PROVIDED MATERIAL:
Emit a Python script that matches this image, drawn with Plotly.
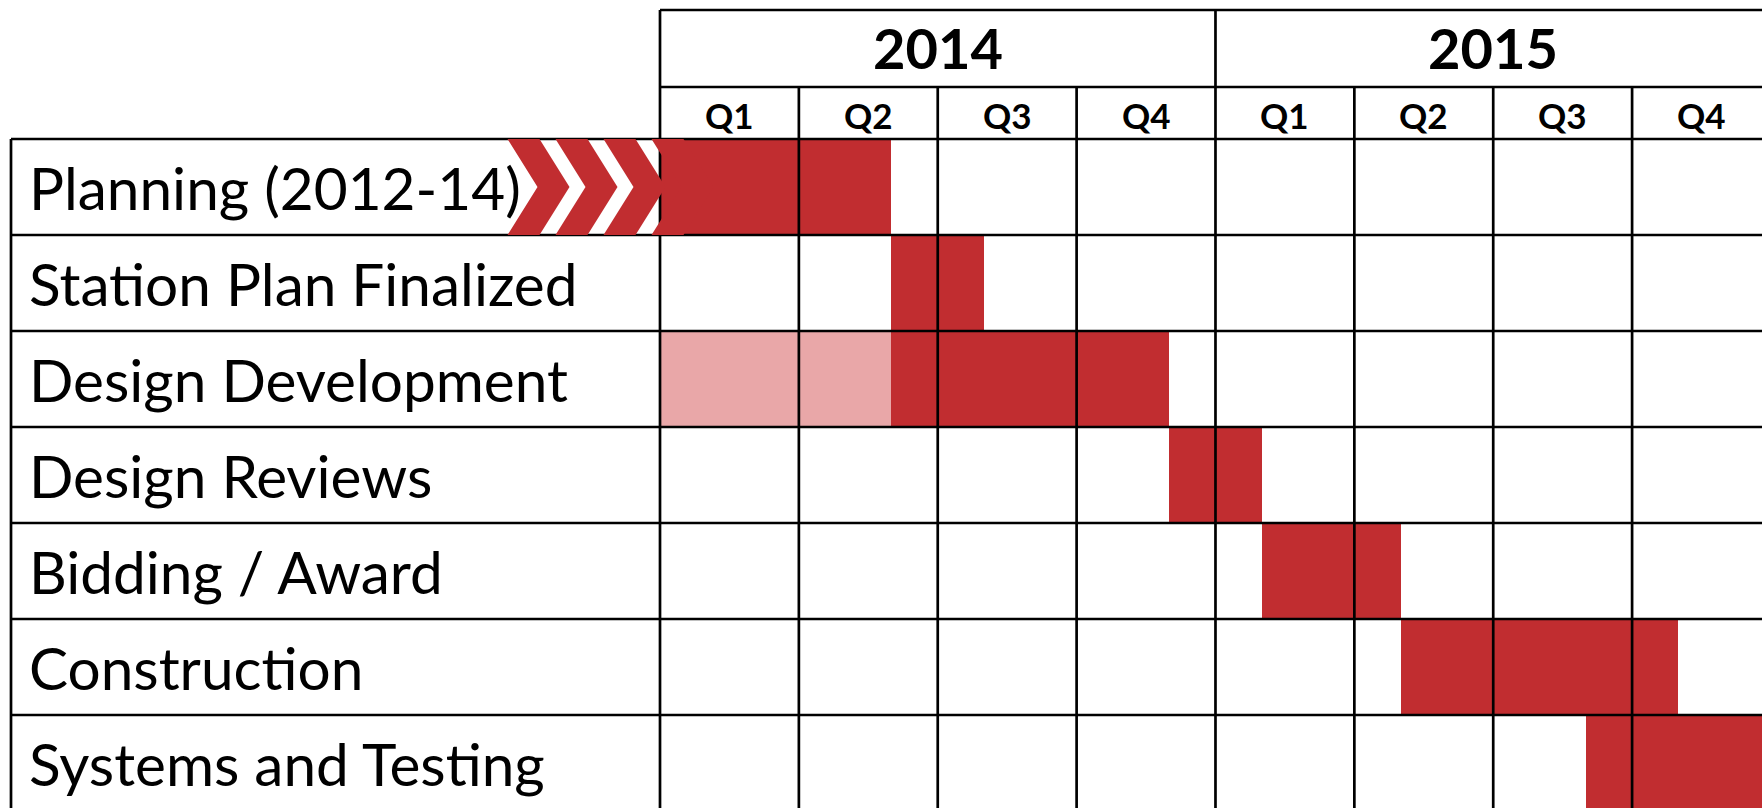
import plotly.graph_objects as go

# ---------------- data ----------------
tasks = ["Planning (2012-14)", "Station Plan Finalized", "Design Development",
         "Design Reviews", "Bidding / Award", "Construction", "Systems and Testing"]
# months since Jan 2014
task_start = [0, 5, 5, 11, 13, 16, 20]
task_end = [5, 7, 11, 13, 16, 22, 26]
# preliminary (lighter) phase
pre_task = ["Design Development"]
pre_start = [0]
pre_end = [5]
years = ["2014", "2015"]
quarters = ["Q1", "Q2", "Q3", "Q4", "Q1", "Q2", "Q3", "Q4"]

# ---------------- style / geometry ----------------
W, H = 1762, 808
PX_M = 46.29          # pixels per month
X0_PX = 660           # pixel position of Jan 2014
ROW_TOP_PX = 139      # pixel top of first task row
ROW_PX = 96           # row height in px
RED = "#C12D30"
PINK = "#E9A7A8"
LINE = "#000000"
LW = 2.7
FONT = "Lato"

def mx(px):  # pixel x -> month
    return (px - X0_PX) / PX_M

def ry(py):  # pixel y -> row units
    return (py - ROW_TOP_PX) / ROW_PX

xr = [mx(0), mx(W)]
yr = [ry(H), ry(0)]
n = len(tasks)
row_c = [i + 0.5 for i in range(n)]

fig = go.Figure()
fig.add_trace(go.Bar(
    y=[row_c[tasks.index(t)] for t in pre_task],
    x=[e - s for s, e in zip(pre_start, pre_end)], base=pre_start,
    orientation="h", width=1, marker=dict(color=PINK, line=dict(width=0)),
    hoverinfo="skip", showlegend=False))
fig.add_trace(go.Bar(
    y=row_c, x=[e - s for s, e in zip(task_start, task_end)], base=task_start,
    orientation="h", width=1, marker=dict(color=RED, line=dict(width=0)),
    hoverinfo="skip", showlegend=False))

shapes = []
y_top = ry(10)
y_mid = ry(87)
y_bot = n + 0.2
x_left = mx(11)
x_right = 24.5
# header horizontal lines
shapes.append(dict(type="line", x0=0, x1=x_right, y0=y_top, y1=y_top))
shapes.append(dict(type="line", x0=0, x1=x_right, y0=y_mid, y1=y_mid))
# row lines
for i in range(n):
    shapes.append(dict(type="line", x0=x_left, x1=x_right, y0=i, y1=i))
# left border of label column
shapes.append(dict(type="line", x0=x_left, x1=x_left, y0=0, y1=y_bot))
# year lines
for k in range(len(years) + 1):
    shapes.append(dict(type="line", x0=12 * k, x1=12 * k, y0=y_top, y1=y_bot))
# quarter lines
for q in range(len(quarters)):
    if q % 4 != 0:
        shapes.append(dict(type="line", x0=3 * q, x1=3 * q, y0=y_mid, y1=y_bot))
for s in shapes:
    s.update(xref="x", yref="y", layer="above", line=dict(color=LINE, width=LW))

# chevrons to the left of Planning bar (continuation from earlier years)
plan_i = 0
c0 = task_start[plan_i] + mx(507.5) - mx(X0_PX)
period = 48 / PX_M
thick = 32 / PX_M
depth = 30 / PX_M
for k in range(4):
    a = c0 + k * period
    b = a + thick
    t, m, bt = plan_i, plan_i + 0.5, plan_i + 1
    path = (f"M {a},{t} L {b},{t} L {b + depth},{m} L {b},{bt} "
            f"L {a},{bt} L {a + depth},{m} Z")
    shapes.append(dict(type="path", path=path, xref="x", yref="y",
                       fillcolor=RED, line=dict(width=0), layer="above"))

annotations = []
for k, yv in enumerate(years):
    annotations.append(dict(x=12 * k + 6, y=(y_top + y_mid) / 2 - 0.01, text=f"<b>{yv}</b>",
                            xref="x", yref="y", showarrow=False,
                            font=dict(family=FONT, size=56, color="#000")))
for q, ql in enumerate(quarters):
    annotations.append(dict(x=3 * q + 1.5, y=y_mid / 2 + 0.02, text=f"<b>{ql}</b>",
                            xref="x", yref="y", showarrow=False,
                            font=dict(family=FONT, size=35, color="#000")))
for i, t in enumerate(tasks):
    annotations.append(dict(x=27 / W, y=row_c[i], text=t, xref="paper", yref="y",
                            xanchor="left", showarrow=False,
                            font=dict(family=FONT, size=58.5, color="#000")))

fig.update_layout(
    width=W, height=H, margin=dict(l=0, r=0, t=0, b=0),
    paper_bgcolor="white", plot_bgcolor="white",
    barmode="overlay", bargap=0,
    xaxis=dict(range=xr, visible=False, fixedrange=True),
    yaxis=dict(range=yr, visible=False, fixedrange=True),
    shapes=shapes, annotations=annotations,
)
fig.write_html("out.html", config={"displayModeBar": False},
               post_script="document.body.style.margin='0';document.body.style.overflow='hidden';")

REQUIREMENT:
Set the lines above down again, word for word, from the first through the one containing "import plotly.graph_objects as go"; pictures excluded.

REPLY TO THE TASK:
Emit a Python script that matches this image, drawn with Plotly.
import plotly.graph_objects as go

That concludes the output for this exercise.